**Exercise objective**
Retype only what runs from the first line of the listing to the line holding "import numpy as np", both included. Do not retype the pictures.

start Data segment

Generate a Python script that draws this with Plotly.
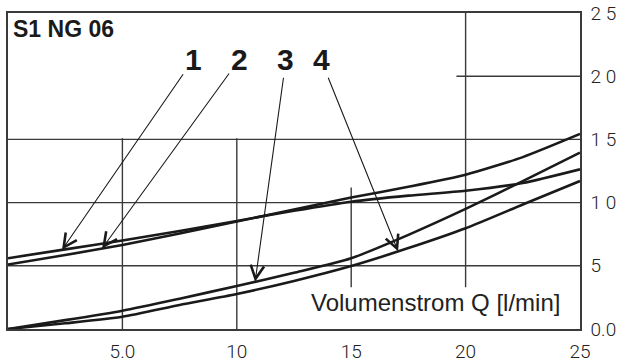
import plotly.graph_objects as go
import numpy as np

# Data
q = [0, 2.5, 5, 7.5, 10, 12.5, 15, 17.5, 20, 22.5, 25]
curve1 = [5.6, 6.3, 7.0, 7.75, 8.55, 9.35, 10.07, 10.55, 10.94, 11.55, 12.63]
curve2 = [5.1, 5.85, 6.65, 7.55, 8.5, 9.45, 10.4, 11.25, 12.2, 13.6, 15.43]
curve3 = [0.0, 0.7, 1.45, 2.4, 3.4, 4.45, 5.6, 7.45, 9.5, 11.7, 13.95]
curve4 = [0.0, 0.45, 0.97, 1.9, 2.77, 3.8, 4.98, 6.4, 7.97, 9.85, 11.71]
curves = [curve1, curve2, curve3, curve4]
curve_labels = ["1", "2", "3", "4"]
arrow_q = [2.36, 4.11, 10.8, 17.05]
label_pos = [(8.09, 21.3), (10.1, 21.3), (12.15, 21.3), (13.68, 21.3)]

x_ticks = [5, 10, 15, 20, 25]
x_ticktext = ["5.0", "10", "15", "20", "25"]
y_ticks = [0, 5, 10, 15, 20, 25]
y_ticktext = ["0.0", "5", "1 0", "1 5", "2 0", "2 5"]

# grid segments (value, from, to)
h_grid = [(5, 0, 25), (10, 0, 25), (15, 0, 25), (20, 19.6, 25)]
v_grid = [(5, 0, 15.1), (10, 0, 15.1), (15, 3.3, 11.2), (20, 3.3, 25)]

fig = go.Figure()
for c in curves:
    fig.add_trace(go.Scatter(x=q, y=c, mode="lines",
                             line=dict(color="#1a1a1a", width=2.6, shape="spline", smoothing=0.6),
                             showlegend=False, hoverinfo="skip"))

shapes = []
for y, x0, x1 in h_grid:
    shapes.append(dict(type="line", xref="x", yref="y", x0=x0, x1=x1, y0=y, y1=y,
                       line=dict(color="#3a3a3a", width=1.4), layer="below"))
for x, y0, y1 in v_grid:
    shapes.append(dict(type="line", xref="x", yref="y", x0=x, x1=x, y0=y0, y1=y1,
                       line=dict(color="#3a3a3a", width=1.4), layer="below"))

annotations = [
    dict(text="<b>S1 NG 06</b>", xref="paper", yref="paper", x=0.005, y=0.949,
         xanchor="left", yanchor="middle", showarrow=False,
         font=dict(family="Liberation Sans, Arial, sans-serif", size=23, color="#1a1a1a")),
    dict(text="Volumenstrom Q [l/min]", xref="paper", yref="paper", x=0.748, y=0.085,
         xanchor="center", yanchor="middle", showarrow=False,
         font=dict(family="Liberation Sans, Arial, sans-serif", size=24, color="#222")),
]
for lab, c, aq, (lx, ly) in zip(curve_labels, curves, arrow_q, label_pos):
    hy = float(np.interp(aq, q, c))
    annotations.append(dict(text="<b>%s</b>" % lab, x=aq, y=hy, xref="x", yref="y",
                            ax=lx, ay=ly, axref="x", ayref="y", showarrow=True,
                            arrowhead=5, arrowsize=2.4, arrowwidth=1.1, arrowcolor="#1a1a1a",
                            standoff=0, startstandoff=0,
                            font=dict(family="Liberation Sans, Arial, sans-serif", size=30, color="#1a1a1a")))

tickfont = dict(family="Roboto, sans-serif", size=19, color="#222", weight=300)

fig.update_layout(
    width=620, height=362,
    margin=dict(l=8, r=40, t=13, b=33, autoexpand=False),
    paper_bgcolor="white", plot_bgcolor="white",
    shapes=shapes, annotations=annotations,
    xaxis=dict(range=[0, 25], showgrid=False, zeroline=False, showline=True, mirror=True,
               linecolor="#3a3a3a", linewidth=1.5, tickvals=x_ticks, ticktext=x_ticktext,
               ticks="outside", ticklen=4, tickcolor="rgba(0,0,0,0)", tickfont=tickfont,
               automargin=False),
    yaxis=dict(range=[0, 25], side="right", showgrid=False, zeroline=False, showline=True,
               mirror=True, linecolor="#3a3a3a", linewidth=1.5, tickvals=y_ticks,
               ticktext=y_ticktext, ticks="outside", ticklen=5, tickcolor="rgba(0,0,0,0)",
               tickfont=tickfont, automargin=False),
)

fig.write_html("out.html")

end Data segment

**Written solution**
Generate a Python script that draws this with Plotly.
import plotly.graph_objects as go
import numpy as np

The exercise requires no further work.